Updated at 6:38 p.m. ET
Congressional Republicans released a final draft of their tax bill Friday. With newfound support from two wavering senators, lawmakers appear to be on track to pass the measure and deliver it to President Trump for his signature by Christmas.
Votes in the House and Senate are expected next week.
"I know everyone's lives will be better off under tax reform," said Rep. Kevin Brady, R-Texas, who played a lead role in crafting the bill as chairman of the House Ways and Means Committee.
A potential stumbling block for the bill was removed earlier Friday when Sen. Marco Rubio, R-Fla., announced he would support the measure. Rubio had threatened to vote "no" on the bill, to win a more generous child tax credit for working families.
Another holdout, Sen. Bob Corker, R-Tenn., also announced his support Friday afternoon.

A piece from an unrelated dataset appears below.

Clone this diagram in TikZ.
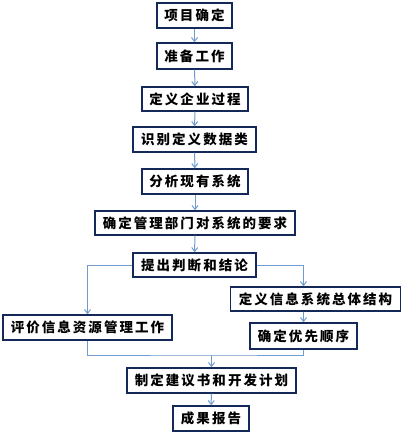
\documentclass[tikz,border=0pt]{standalone}
\usepackage{fontspec}
\newfontfamily\cjk{Noto Sans CJK SC}[LetterSpace=15]
\usetikzlibrary{arrows.meta}
\definecolor{boxcol}{HTML}{14295A}
\definecolor{linecol}{HTML}{6F9BD0}
\tikzset{
  stepbox/.style={draw=boxcol, line width=1.4pt, fill=white, inner sep=0pt,
    font=\cjk\bfseries\fontsize{13.5}{14}\selectfont, text=black},
  link/.style={draw=linecol, line width=1pt},
  arr/.style={link, -{Straight Barb[length=4pt,width=6pt]}},
}
\begin{document}
\begin{tikzpicture}[x=1pt,y=-1pt]
\useasboundingbox[fill=white] (0,0) rectangle (403,434);
\node[stepbox, minimum width=75pt, minimum height=25pt] (b1) at (194.5,15.5) {项目确定};
\node[stepbox, minimum width=75pt, minimum height=26pt] (b2) at (194.5,56) {准备工作};
\node[stepbox, minimum width=106pt, minimum height=24pt] (b3) at (195,99) {定义企业过程};
\node[stepbox, minimum width=123pt, minimum height=25pt] (b4) at (194.5,139.5) {识别定义数据类};
\node[stepbox, minimum width=106pt, minimum height=25pt] (b5) at (195,181.5) {分析现有系统};
\node[stepbox, minimum width=200pt, minimum height=24pt] (b6) at (195,223) {确定管理部门对系统的要求};
\node[stepbox, minimum width=123pt, minimum height=24pt] (b7) at (194.5,265) {提出判断和结论};
\node[stepbox, minimum width=170pt, minimum height=24pt] (b8) at (315.5,299) {定义信息系统总体结构};
\node[stepbox, minimum width=169pt, minimum height=25pt] (b9) at (87.5,327.5) {评价信息资源管理工作};
\node[stepbox, minimum width=107pt, minimum height=26pt] (b10) at (303.5,336) {确定优先顺序};
\node[stepbox, minimum width=169pt, minimum height=25pt] (b11) at (211.5,380.5) {制定建议书和开发计划};
\node[stepbox, minimum width=76pt, minimum height=25pt] (b12) at (211,418.5) {成果报告};
\coordinate (m) at (211.5,355);
\draw[arr] (b1) -- (b2);
\draw[arr] (b2) -- (b3);
\draw[arr] (b3) -- (b4);
\draw[arr] (b4) -- (b5);
\draw[arr] (b5) -- (b6);
\draw[arr] (b6) -- (b7);
\draw[arr] (b7.west) -| (b9.north);
\draw[arr] (b7.east) -| (b8.north -| b10.north);
\draw[arr] (b8.south -| b10.north) -- (b10.north);
\draw[link] (b9.south) |- (m) -| (b10.south);
\draw[arr] (m) -- (b11.north);
\draw[arr] (b11) -- (b12);
\end{tikzpicture}
\end{document}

Corker was the only Republican to vote against the Senate version of the tax bill. He said he changed his mind after "great thought and consideration," despite lingering concern that the bill will increase the federal debt.
"I believe that this once-in-a-generation opportunity to make U.S. businesses domestically more productive and internationally more competitive is one we should not miss," Corker said in a statement.
The bill would sharply reduce the corporate tax rate from 35 to 21 percent, potentially boosting jobs and wages. The measure also temporarily reduces individual tax rates, doubles the standard deduction and offers a reduced tax for so-called pass-through businesses such as partnerships.
While the corporate tax cuts in the bill are permanent, the individual cuts are set to expire in 2025.
The tax cuts are expected to take a big bite out of government revenue. Even after accounting for somewhat faster economic growth, congressional forecasters say the measure will add about $1 trillion to the federal debt over the next decade.
Congressional Democrats are united in their opposition to the tax bill. They argue that it's overly tilted to the rich, with the bulk of the savings going to the top 1 percent of the income ladder by 2027.
"The country has been watching and protesting with anger as Republicans are now days away from passing their back door deal that digs into the pockets of the middle class to pay for massive tax breaks for multinational corporations," said Sen. Ron Wyden, D-Ore., the ranking Democrat on the Senate Finance Committee.
In negotiations between the House and Senate, lawmakers agreed to a slightly higher corporate tax rate than Republicans initially wanted: 21 percent instead of 20 percent. They also lowered the top individual tax rate to 37 percent.
Cuts to that top rate frustrated Rubio, who argued lawmakers were again favoring the wealthy at the expense of working parents.
"For far too long, Washington has ignored and left behind the American working class," Rubio tweeted.
After he threatened to withhold his support for the bill, colleagues agreed to sweeten the child tax credit, which Rubio called "a solid step towards broader reforms which are both Pro-Growth and Pro-Worker."
Other compromises allow future homeowners to deduct the interest on mortgages of up to $750,000, down from $1 million under current law. The House bill would have set a lower cap of $500,000 and excluded mortgages on second homes. Families will also be allowed to deduct up to $10,000 of state and local taxes, including property tax and a choice of either sales or income tax.
Owners of pass-through businesses will be allowed to deduct up to 20 percent of their profits, reducing their effective tax rate to no more than 29.6 percent.
Both the House and Senate bills originally offered a bigger break for pass-through businesses. Lawmakers have been tweaking this and other provisions in order to keep the ten-year price tag of the bill below $1.5 trillion — the maximum allowed under Senate budget rules.
The bill repeals the Alternative Minimum Tax for corporations, and raises the income threshold at which individuals would face the AMT.
The measure doubles to $11 million ($22 million for couples) the value of estates that can be passed on to heirs tax-free.
Beginning in 2019, the measure eliminates the tax penalty for people who don't have health insurance — one of the most unpopular features of the Affordable Care Act. Without that tax penalty, congressional forecasters estimate that 13 million more Americans will go without insurance, and premiums on the individual Obamacare market will increase by an average of 10 percent.